5-      Introduce strict hygiene practice between stock groups immediately to reduce the risk of disease spreading and to reduce time take to control the outbreak. Use protective, disposable clothing. Have separate water troughs, grooming, cleaning and feeding equipment. If possible have separate staff for each stock group, if not attend the unaffected horses first.

6-     Don’t allow horses on or off the property

7-      Discourage visitors to the property and confine pets such as cats and dogs

8-      Contact owners

9-      Notify neighboring properties with horses

10-   An infected horse should not leave the property until it has had 3 consecutive negative culture results from Nasopharyngeal swabs taken over a 2-week period, or an endoscopically guided guttural pouch lavage.

There are no legally enforceable notification requirements for strangles in New Zealand, and unlike the United Kingdom and Australia, racehorse trainers are not required to inform the racing authorities if they have a confirmed or suspected case of strangles in their stables. 

The New Zealand Equine Veterinary Association encourages the use of the above code of conduct for dealing with any suspected or confirmed cases of strangles in any management
situation.

Click here for further information on strangles management.

Sidenote: There is a blood ELISA test used to identify carrier animals or check for suspect cases, though it is not readily available in New Zealand.

There have been occasions when blood serum testing has proved useful in the management of some strangles outbreaks in New Zealand though the testing laboratories do not hold the reagents for the test they can import them on request.

Economically this may only be feasible with larger numbers of horses (i.e. more than 50) such as in a stud or large racing yard.

This test is an easier and economical way  to quickly screen a large number of at risk horses.

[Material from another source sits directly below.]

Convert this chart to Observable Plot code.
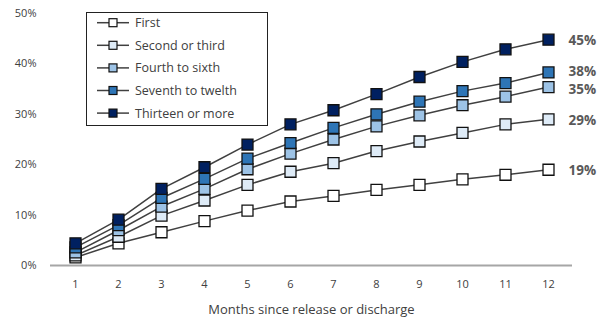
<!DOCTYPE html>
<html>
<head>
<meta charset="utf-8">
<script src="https://cdn.jsdelivr.net/npm/d3@7"></script>
<script src="https://cdn.jsdelivr.net/npm/@observablehq/plot@0.6"></script>
<style>
  html, body { margin: 0; padding: 0; background: #fff; }
  #chart { width: 602px; height: 319px; }
</style>
</head>
<body>
<div id="chart"></div>
<script>
const months = [1, 2, 3, 4, 5, 6, 7, 8, 9, 10, 11, 12];
const seriesNames = ["First", "Second or third", "Fourth to sixth", "Seventh to twelth", "Thirteen or more"];
const seriesColors = ["#ffffff", "#deebf7", "#9dc3e6", "#2e75b6", "#002060"];
const first    = [1.6, 4.4, 6.6, 8.8, 10.9, 12.7, 13.8, 15.0, 16.0, 17.1, 18.0, 19.0];
const second   = [2.0, 5.7, 9.9, 12.9, 16.0, 18.6, 20.3, 22.7, 24.6, 26.3, 28.0, 29.0];
const fourth   = [2.6, 7.0, 11.7, 15.2, 19.1, 22.2, 25.0, 27.6, 29.8, 31.8, 33.5, 35.4];
const seventh  = [3.6, 8.0, 13.4, 17.2, 21.2, 24.3, 27.3, 30.0, 32.5, 34.6, 36.2, 38.3];
const thirteen = [4.4, 9.1, 15.2, 19.5, 24.0, 28.0, 30.8, 34.0, 37.4, 40.4, 42.9, 44.8];
const endLabels = ["19%", "29%", "35%", "38%", "45%"];
const yTicks = [0, 10, 20, 30, 40, 50];
const xTitle = "Months since release or discharge";

const seriesValues = [first, second, fourth, seventh, thirteen];
const rows = [];
seriesNames.forEach((name, si) => {
  seriesValues[si].forEach((v, i) => rows.push({series: name, month: months[i], value: v}));
});
const ends = seriesNames.map((name, si) => ({series: name, month: months[months.length - 1], value: seriesValues[si][months.length - 1], label: endLabels[si]}));

const font = "'Open Sans', 'Noto Sans', sans-serif";
const endStyle = {x: "month", y: "value", text: "label", dx: 20, textAnchor: "start", fill: "#595959", fontSize: 13.5, fontWeight: "bold"};

const plot = Plot.plot({
  width: 602,
  height: 319,
  marginLeft: 50,
  marginRight: 30,
  marginTop: 13,
  marginBottom: 54,
  style: {fontFamily: font, fontSize: "11px", color: "#404040", background: "#fff"},
  x: {type: "point", domain: months, padding: 0.5, label: null},
  y: {domain: [0, 50], label: null},
  color: {domain: seriesNames, range: seriesColors},
  marks: [
    Plot.axisY({ticks: yTicks, tickSize: 0, tickPadding: 14, tickFormat: d => d + "%", fill: "#404040", fontSize: 11}),
    Plot.axisX({tickSize: 0, tickPadding: 15, fill: "#404040", fontSize: 11}),
    Plot.ruleY([0], {stroke: "#a6a6a6", strokeWidth: 2}),
    Plot.line(rows, {x: "month", y: "value", z: "series", stroke: "#404040", strokeWidth: 1.5}),
    Plot.dot(rows, {x: "month", y: "value", symbol: "square", r: 6.2, fill: "series", stroke: "#111", strokeWidth: 1.3}),
    Plot.text(ends.filter(d => d.series !== seriesNames[2] && d.series !== seriesNames[3]), {...endStyle, dy: 1}),
    Plot.text(ends.filter(d => d.series === seriesNames[3]), {...endStyle, dy: -1}),
    Plot.text(ends.filter(d => d.series === seriesNames[2]), {...endStyle, dy: 3}),
    Plot.text([xTitle], {frameAnchor: "bottom", dy: 48, fill: "#404040", fontSize: 13})
  ]
});
document.getElementById("chart").appendChild(plot);

// Legend inside plot area
const svg = d3.select(plot);
const lg = svg.append("g").attr("font-family", font).attr("text-anchor", "start");
lg.append("rect").attr("x", 86.5).attr("y", 12.5).attr("width", 181).attr("height", 113)
  .attr("fill", "#fff").attr("stroke", "#222").attr("stroke-width", 1);
seriesNames.forEach((name, i) => {
  const cy = 22.7 + i * 22.6;
  lg.append("line").attr("x1", 97).attr("x2", 129).attr("y1", cy).attr("y2", cy)
    .attr("stroke", "#404040").attr("stroke-width", 1.5);
  lg.append("rect").attr("x", 109).attr("y", cy - 4).attr("width", 8).attr("height", 8)
    .attr("fill", seriesColors[i]).attr("stroke", "#111").attr("stroke-width", 1.2);
  lg.append("text").attr("x", 135).attr("y", cy).attr("dy", "0.36em")
    .attr("text-anchor", "start").attr("font-size", 12.5).attr("fill", "#404040").text(name);
});
</script>
</body>
</html>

This test is helpful due to the fact that although carriers only shed S. equi intermittently, over 90% of carriers maintain specific antibodies in their blood.

Newly exposed horses take at least two weeks to develop sufficient antibodies to give a positive blood ELISA result and may remain positive for up to six months after recovery. Positive horses in a population of in-contact and at risk horses could then be subjected to more intensive testing, such as guttural pouch washing and PCR testing.